Namun, tahukah Anda bahwa jejak-jejak Islam di Blitar tidak hanya terlihat dari aktivitas dakwah, tetapi juga melalui situs-situs bersejarah seperti makam Mbah Keling dan prasasti peninggalan Kerajaan Kediri?
Kerajaan Kediri, yang berdiri antara abad ke-11 hingga ke-13, merupakan salah satu kerajaan besar di Jawa Timur.
Dikenal dengan nama Panjalu, kerajaan ini mencapai puncak kejayaannya di bawah kepemimpinan Raja Jayabaya.
Kerajaan ini bermula dari pembagian wilayah oleh Raja Airlangga pada tahun 1041 M untuk menghindari konflik antara putranya.
Pembagian ini menghasilkan dua kerajaan baru yakni Jenggala dan Panjalu (Kediri).
Sejak saat itu, Kediri berkembang pesat dan mempengaruhi berbagai daerah di sekitarnya, termasuk Blitar.
Prasasti Jajar
Prasasti Jajar terletak di Dukuh Karang Turi, Desa Jajar, Kecamatan Talun, Kabupaten Blitar.
Situs ini berada tidak jauh dari Sungai Mlalo dan berjarak sekitar 500 meter dari Situs Makam Mbah Keling.
Prasasti ini dikenal oleh masyarakat setempat dengan sebutan “Watu Kasur” dan memiliki bentuk padmasana dengan ukuran tinggi 1,58 meter, lebar 1 meter, dan ketebalan 27 cm.
Prasasti Jajar diperkirakan berasal dari tahun 1052 Saka atau setara dengan 1130 Masehi, pada masa pemerintahan Bameswara dari Kerajaan Kediri.
Isi Prasasti
Isi prasasti mencakup informasi mengenai penganugerahan hak sima kepada masyarakat di daerah Pagiliran.
Hal ini menunjukkan adanya sistem pengelolaan pajak yang kompleks serta pengakuan terhadap hak-hak masyarakat pada masa itu.

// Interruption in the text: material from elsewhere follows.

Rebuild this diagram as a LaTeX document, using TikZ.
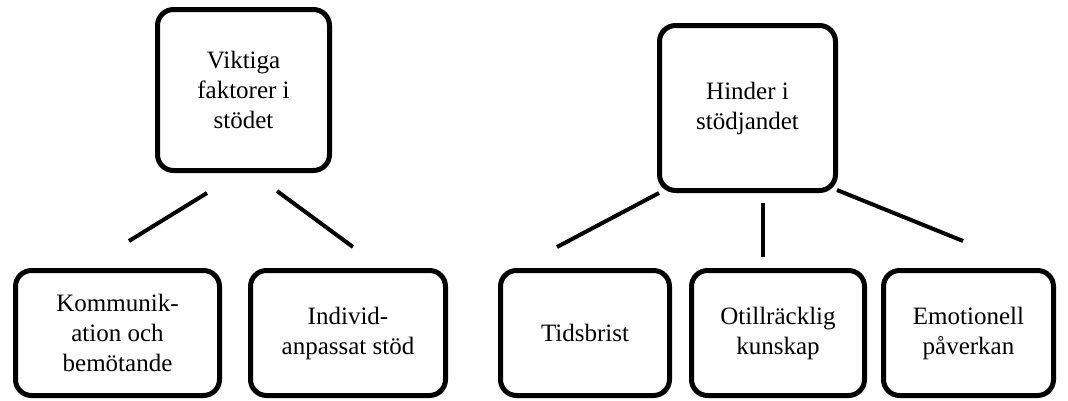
\documentclass[tikz,border=0pt]{standalone}
\usepackage{fontspec}
\setmainfont{Liberation Serif}
\begin{document}
\begin{tikzpicture}[x=1pt,y=-1pt,
  box/.style={draw=black,line width=5pt,rounded corners=16pt,align=center,
    font=\fontsize{25}{30}\selectfont,inner sep=0pt,minimum height=125pt},
  conn/.style={line width=4pt}]
\useasboundingbox (0,0) rectangle (1068,400);
\node[box,minimum width=172pt,minimum height=161pt] (vf) at (243.5,90) {Viktiga\\faktorer i\\stödet};
\node[box,minimum width=176pt,minimum height=165pt] (hs) at (747.5,108) {Hinder i\\stödjandet};
\node[box,minimum width=204pt] (kb) at (117.5,333) {Kommunik-\\ation och\\bemötande};
\node[box,minimum width=195pt] (ia) at (348,333) {Individ-\\anpassat stöd};
\node[box,minimum width=169pt] (tb) at (585,333) {Tidsbrist};
\node[box,minimum width=173pt] (ok) at (778,333) {Otillräcklig\\kunskap};
\node[box,minimum width=170pt] (ep) at (968.5,333) {Emotionell\\påverkan};
\coordinate (a1) at (207,193); \coordinate (a2) at (129,241);
\coordinate (b1) at (277,191); \coordinate (b2) at (353,247);
\coordinate (c1) at (659,193); \coordinate (c2) at (557,247);
\coordinate (d1) at (763,203); \coordinate (d2) at (763,257);
\coordinate (e1) at (837,190); \coordinate (e2) at (963,241);
\draw[conn] (a1) -- (a2);
\draw[conn] (b1) -- (b2);
\draw[conn] (c1) -- (c2);
\draw[conn] (d1) -- (d2);
\draw[conn] (e1) -- (e2);
\end{tikzpicture}
\end{document}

Meskipun banyak aksara pada prasasti ini telah aus atau hilang, beberapa bagian masih dapat dibaca, memberikan wawasan tentang kehidupan sosial dan ekonomi pada masa itu.
Selain itu, prasasti ini juga memuat lambang Raja Bameswara berupa Candrakapala (tengkorak menggigit bulan), yang menambah nilai historisnya.

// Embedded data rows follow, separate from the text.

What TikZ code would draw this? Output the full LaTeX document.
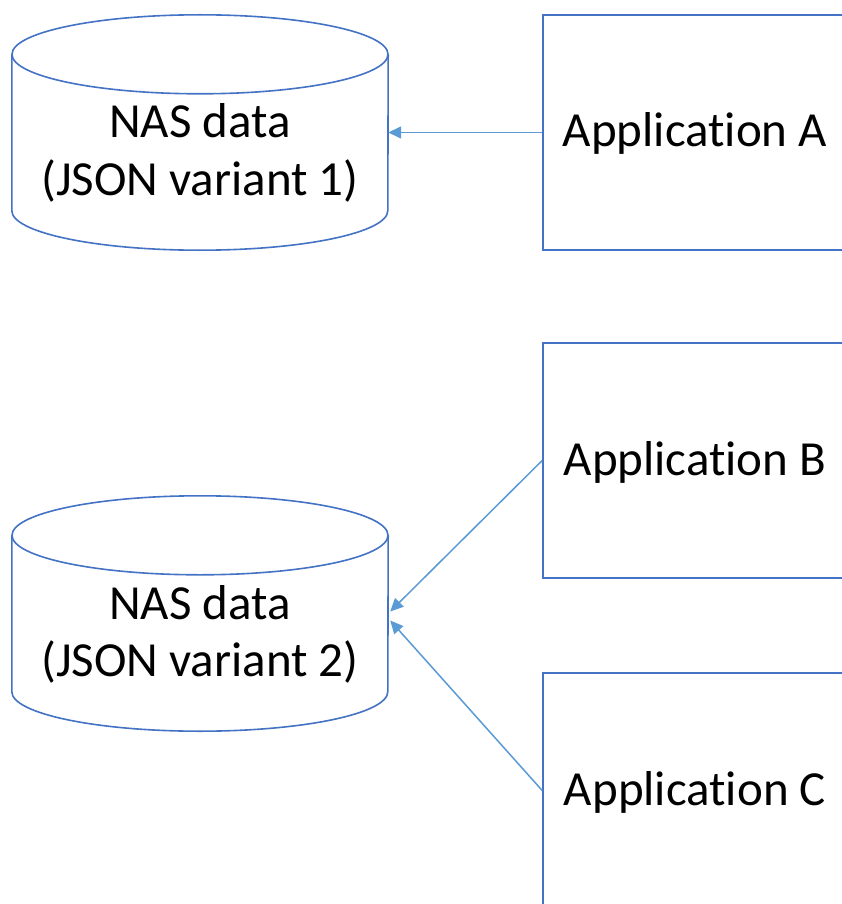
\documentclass[tikz,border=0pt]{standalone}
\usepackage{fontspec}
\setmainfont{Carlito}[Ligatures=NoCommon]
\usetikzlibrary{arrows.meta,calc}
\definecolor{shapeblue}{HTML}{4472C4}
\definecolor{linkblue}{HTML}{5B9BD5}
\tikzset{
  appbox/.style={draw=shapeblue, line width=1.6pt, minimum width=304pt,
    minimum height=235pt, inner sep=0pt, text height=29pt, text depth=0pt,
    font=\fontsize{49}{57}\selectfont},
  cylbody/.style={minimum width=376pt, minimum height=235pt, inner sep=0pt},
  cyloutline/.style={draw=shapeblue, line width=1.6pt},
  cyltext/.style={font=\fontsize{49}{57}\selectfont, inner sep=0pt, anchor=base},
  link/.style={draw=linkblue, line width=1.5pt,
    -{Triangle[length=13pt,width=12pt]}}
}
\begin{document}
\begin{tikzpicture}[x=1pt,y=1pt]
  \useasboundingbox (0,0) rectangle (842,-904);
  \fill[white] (0,0) rectangle (842,-904);

  % storage cylinders (invisible body nodes, outline drawn from their anchors)
  \node[cylbody] (nas1) at (200,-132.5) {};
  \node[cylbody] (nas2) at (200,-613.5) {};
  \foreach \c in {nas1,nas2}{
    \draw[cyloutline] ($(\c.north)+(0,-39.5)$) ellipse [x radius=188pt, y radius=39.5pt];
    \draw[cyloutline] ($(\c.north west)+(0,-39.5)$) -- ($(\c.south west)+(0,39.5)$)
      arc[start angle=180, end angle=360, x radius=188pt, y radius=39.5pt]
      -- ($(\c.north east)+(0,-39.5)$);
  }
  \node[cyltext] (nas1a) at (200,-138) {NAS data};
  \node[cyltext] (nas1b) at (200,-195) {(JSON variant 1)};
  \node[cyltext] (nas2a) at (200,-619) {NAS data};
  \node[cyltext] (nas2b) at (200,-676) {(JSON variant 2)};

  % applications
  \node[appbox] (appA) at (695,-132.5) {Application A};
  \node[appbox] (appB) at (695,-460.5) {Application B};
  \node[appbox] (appC) at (695,-790.5) {Application C};

  % data flows
  \draw[link] (appA.west) -- (nas1.east);
  \draw[link] (appB.west) -- ($(nas2.east)+(2,2)$);
  \draw[link] (appC.west) -- ($(nas2.east)+(2,-7)$);
\end{tikzpicture}
\end{document}
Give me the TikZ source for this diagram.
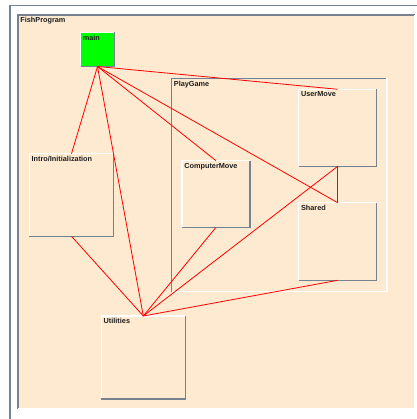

Keberadaan Prasasti Jajar masih berkaitan dengan makam Mbah Keling yang memiliki hubungan erat dalam konteks sejarah penyebaran Islam.
Mbah Keling sendiri adalah seorang ulama yang dikenal sebagai salah satu penyebar Islam di wilayah Blitar pada abad ke-15.

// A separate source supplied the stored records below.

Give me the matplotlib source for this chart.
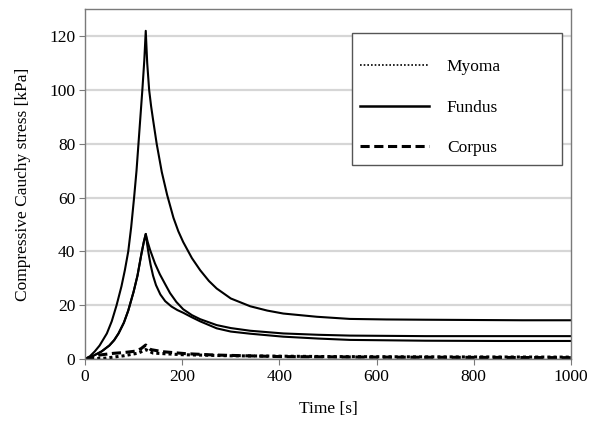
import matplotlib
matplotlib.use("Agg")
import matplotlib.pyplot as plt
from matplotlib.patches import Rectangle

plt.rcParams['font.family'] = ['Liberation Serif', 'DejaVu Serif']

# Fundus (solid) - high curve
t_f1 = [0, 10, 20, 30, 45, 55, 65, 75, 82, 89, 95, 101, 106, 110, 114, 118, 122, 125,
        128, 132, 136, 140, 147.5, 158, 169, 182, 192, 202, 220, 237, 255, 271, 300,
        340, 375, 408, 477, 545, 620, 700, 800, 900, 1000]
v_f1 = [0, 1.0, 2.8, 5.0, 9.5, 14, 20, 27, 33, 40, 49, 60, 70, 80, 90, 100, 111, 122,
        110, 100, 94, 89, 80, 69.5, 61, 52.5, 47.5, 43.5, 37.5, 33, 29, 26.2, 22.5,
        19.6, 18, 16.9, 15.7, 14.9, 14.7, 14.6, 14.5, 14.4, 14.4]

# Fundus - two middle curves
t_f2 = [0, 15, 34, 50, 60, 69, 80, 89, 100, 108, 116, 121, 125, 129, 134, 144, 154,
        165, 175, 188, 202, 220, 237, 271, 300, 340, 408, 480, 545, 700, 850, 1000]
v_f2 = [0, 1.0, 2.8, 5, 7, 9.5, 13.5, 18, 25, 31, 39, 43.5, 46.5, 43.5, 40.5, 35.5,
        31.5, 27.8, 24.5, 21.2, 18.5, 16.3, 14.8, 12.6, 11.5, 10.5, 9.5, 9.0, 8.7,
        8.5, 8.5, 8.5]
t_f3 = [0, 15, 34, 50, 60, 69, 80, 89, 100, 108, 116, 121, 125, 128, 131, 135, 140,
        146, 155, 165, 178, 190, 202, 220, 237, 271, 300, 340, 408, 480, 545, 700,
        850, 1000]
v_f3 = [0, 1.0, 2.8, 5, 7, 9.5, 13.5, 18, 25, 31, 39, 43.5, 46.5, 42.5, 39, 35,
        31, 27.5, 24, 21.5, 19.5, 18.2, 17.2, 15.5, 14, 11.4, 10.2, 9.4, 8.3, 7.6,
        7.1, 6.8, 6.7, 6.7]

# Corpus (dashed)
t_c = [0, 31, 58, 80, 103, 115, 125, 135, 161, 206, 264, 330, 401, 500, 600, 800, 1000]
v_c = [0, 1.5, 2.1, 2.4, 2.9, 3.8, 5.2, 3.5, 2.7, 2.0, 1.5, 1.2, 0.9, 0.8, 0.7, 0.6, 0.5]

# Myoma (dotted)
t_m = [0, 41, 80, 110, 125, 140, 200, 300, 500, 700, 1000]
v_m = [0, 0.3, 1.2, 2.2, 3.5, 2.2, 1.6, 1.2, 0.9, 0.8, 0.7]

legend_labels = ['Myoma', 'Fundus', 'Corpus']

fig = plt.figure(figsize=(5.89, 4.25), dpi=100)
ax = fig.add_axes([85/589, 1-359/425, 486/589, 349.7/425])

ax.set_xlim(0, 1000)
ax.set_ylim(0, 130)
ax.set_xticks(range(0, 1001, 200))
ax.set_yticks(range(0, 121, 20))
ax.yaxis.grid(True, color='#d6d6d6', linewidth=1.6)
ax.set_axisbelow(True)

ax.plot(t_f1, v_f1, color='black', lw=1.5)
ax.plot(t_f2, v_f2, color='black', lw=1.5)
ax.plot(t_f3, v_f3, color='black', lw=1.5)
ax.plot(t_c, v_c, color='black', lw=2.2, ls=(0, (3, 1.5)))
ax.plot(t_m, v_m, color='black', lw=2.2, ls=(0, (1, 1)))

for s in ax.spines.values():
    s.set_color('#7a7a7a')
    s.set_linewidth(1.0)
ax.tick_params(axis='both', direction='out', length=4, color='#7a7a7a',
               labelsize=12.5, pad=3)

ax.set_xlabel('Time [s]', fontsize=12.5, labelpad=12)
ax.set_ylabel('Compressive Cauchy stress [kPa]', fontsize=12.5, labelpad=13)

# legend
h1, = ax.plot([], [], color='black', lw=1.2, ls=(0, (1, 1.2)))
h2, = ax.plot([], [], color='black', lw=1.8)
h3, = ax.plot([], [], color='black', lw=2.2, ls=(0, (3, 1.5)))
leg = ax.legend([h1, h2, h3], legend_labels, loc='upper left',
                bbox_to_anchor=((360-85)/486, (359-59)/349.7), frameon=False,
                fontsize=12.5, handlelength=4.0, handletextpad=1.0,
                labelspacing=1.4, borderpad=0, borderaxespad=0)
ax.add_patch(Rectangle(((352-85)/486, (359-165)/349.7), 210/486, 132/349.7,
                       transform=ax.transAxes, fill=True, facecolor='white',
                       edgecolor='#555555', lw=1.0, zorder=4))
leg.set_zorder(5)

fig.savefig('out.png', dpi=100)
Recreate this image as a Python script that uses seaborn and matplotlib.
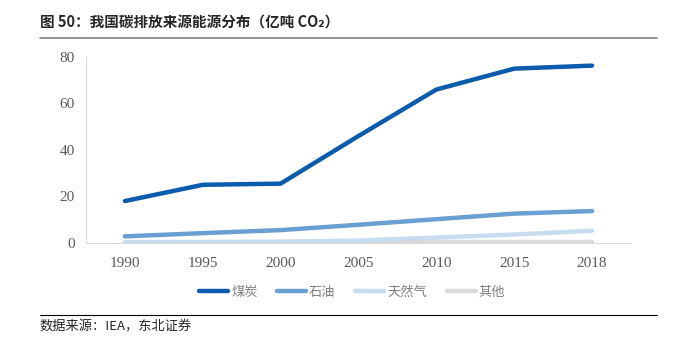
import numpy as np
import pandas as pd
import matplotlib
matplotlib.use("Agg")
import matplotlib.pyplot as plt
import seaborn as sns

years = ["1990", "1995", "2000", "2005", "2010", "2015", "2018"]
coal = [18.0, 25.0, 25.5, 46.0, 66.0, 75.0, 76.3]
oil = [2.8, 4.2, 5.5, 7.8, 10.2, 12.6, 13.7]
gas = [0.2, 0.3, 0.5, 1.0, 2.3, 3.6, 5.2]
other = [0.2, 0.2, 0.2, 0.2, 0.2, 0.2, 0.2]
series = ["煤炭", "石油", "天然气", "其他"]
colors = ["#0B5CAD", "#6A9FD2", "#C8DCEF", "#D9D9D9"]

df = pd.DataFrame({"年份": years, "煤炭": coal, "石油": oil, "天然气": gas, "其他": other})
long = df.melt(id_vars="年份", var_name="类别", value_name="值")
long["x"] = long["年份"].map({y: i for i, y in enumerate(years)})

sns.set_style("white")
plt.rcParams["font.family"] = ["Liberation Serif", "Noto Sans CJK SC", "DejaVu Sans"]

fig = plt.figure(figsize=(6.77, 3.52), dpi=100)
ax = fig.add_axes([0.127, 0.310, 0.805, 0.528])

sns.lineplot(data=long, x="x", y="值", hue="类别", hue_order=series[::-1],
             palette=dict(zip(series, colors)), linewidth=3.2, ax=ax, legend=False,
             solid_capstyle="round")

ax.set_xlim(-0.5, len(years) - 0.5)
ax.set_ylim(0, 80)
ax.set_yticks([0, 20, 40, 60, 80])
ax.set_xticks(range(len(years)))
ax.set_xticklabels(years)
ax.set_xticks(np.arange(-0.5, len(years), 1), minor=True)
ax.tick_params(axis="x", which="major", length=0, pad=10, labelsize=11, labelcolor="#595959")
ax.tick_params(axis="x", which="minor", length=4, color="#D9D9D9", width=0.8)
ax.tick_params(axis="y", length=0, pad=8, labelsize=11, labelcolor="#595959")
ax.set_xlabel("")
ax.set_ylabel("")
for s in ["top", "right"]:
    ax.spines[s].set_visible(False)
for s in ["left", "bottom"]:
    ax.spines[s].set_color("#D9D9D9")
    ax.spines[s].set_linewidth(0.8)

handles = [plt.Line2D([0], [0], color=c, lw=3.2, solid_capstyle="round") for c in colors]
fig.legend(handles, series, loc="center", bbox_to_anchor=(0.52, 0.17), ncol=4,
           frameon=False, handlelength=2.2, columnspacing=1.5,
           handletextpad=0.2, labelcolor="#7F7F7F",
           prop={"family": ["Noto Sans CJK SC"], "size": 9.5})

fig.text(0.059, 0.935, "图 50：我国碳排放来源能源分布（亿吨 CO₂）", fontsize=10.5, fontweight="bold",
         va="center", ha="left", family=["Noto Sans CJK SC", "DejaVu Sans"])
fig.add_artist(plt.Line2D([0.059, 0.971], [0.892, 0.892], color="#7F7F7F", lw=1.2))
fig.add_artist(plt.Line2D([0.059, 0.971], [0.105, 0.105], color="black", lw=0.8))
fig.text(0.059, 0.07, "数据来源：IEA，东北证券", fontsize=9.5, va="center", ha="left",
         family=["Noto Sans CJK SC", "DejaVu Sans"])

fig.savefig("out.png", dpi=100)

Beliau diakui sebagai tokoh yang berperan penting dalam proses Islamisasi di daerah tersebut, mengajarkan nilai-nilai Islam kepada masyarakat lokal yang pada saat itu masih terpengaruh oleh tradisi Hindu-Buddha.
Mbah Keling dikenal dengan pendekatan dakwahnya yang ramah dan akomodatif, sehingga mampu menarik perhatian masyarakat untuk menerima ajaran Islam.
Makam Mbah Keling
Makam Mbah Keling terletak di Dukuh Karang Turi, Desa Jajar, dan dikelilingi oleh pohon beringin yang rindang.
Situs ini dikenal sebagai tempat untuk melakukan ritual nyadran, sebuah tradisi yang dilakukan oleh masyarakat setempat untuk menghormati para leluhur.
Meskipun saat ini berfungsi sebagai makam Islam, situs ini menyimpan jejak-jejak sejarah dari masa pra-Islam, termasuk beberapa tinggalan berupa batu dakon dan arca-arca yang kini telah hilang
Beberapa ciri khas dari Makam Mbah Keling meliputi:
• Batu Dakon: Dua batu dakon yang masih tersisa di lokasi ini menjadi bukti adanya aktivitas ritual di masa lalu.
• Puing Candi: Terdapat puing-puing batu candi yang menunjukkan bahwa lokasi ini dulunya mungkin merupakan bagian dari sebuah candi.
• Arca: Meski sebagian besar arca telah hilang, beberapa sumber menyebutkan adanya arca yang dulunya berada di situs ini
Makamnya, yang terletak tidak jauh dari Prasasti Jajar, menjadi simbol dari proses akulturasi budaya pada masa itu.
Dengan demikian, Mbah Keling tidak hanya dikenang sebagai penyebar Islam tetapi juga sebagai tokoh penting dalam sejarah sosial dan budaya Blitar, yang jejaknya masih dapat dilihat melalui situs-situs bersejarah ini.
Di sisi lain, Blitar juga menyimpan peninggalan sejarah kolonial Belanda yang menarik perhatian, salah satunya adalah makam Belanda yang berada di sekitar area Vredestuin de Karanganjar Koffieplantage.
Makam-makam Belanda yang terletak di kawasan perkebunan kopi ini menjadi saksi dari masa penjajahan dan interaksi antara penjajah dengan masyarakat lokal.
Vredestuin, yang berarti “Taman Perdamaian,” menunjukkan bagaimana meskipun ada konflik, ada juga ruang untuk pertemuan budaya.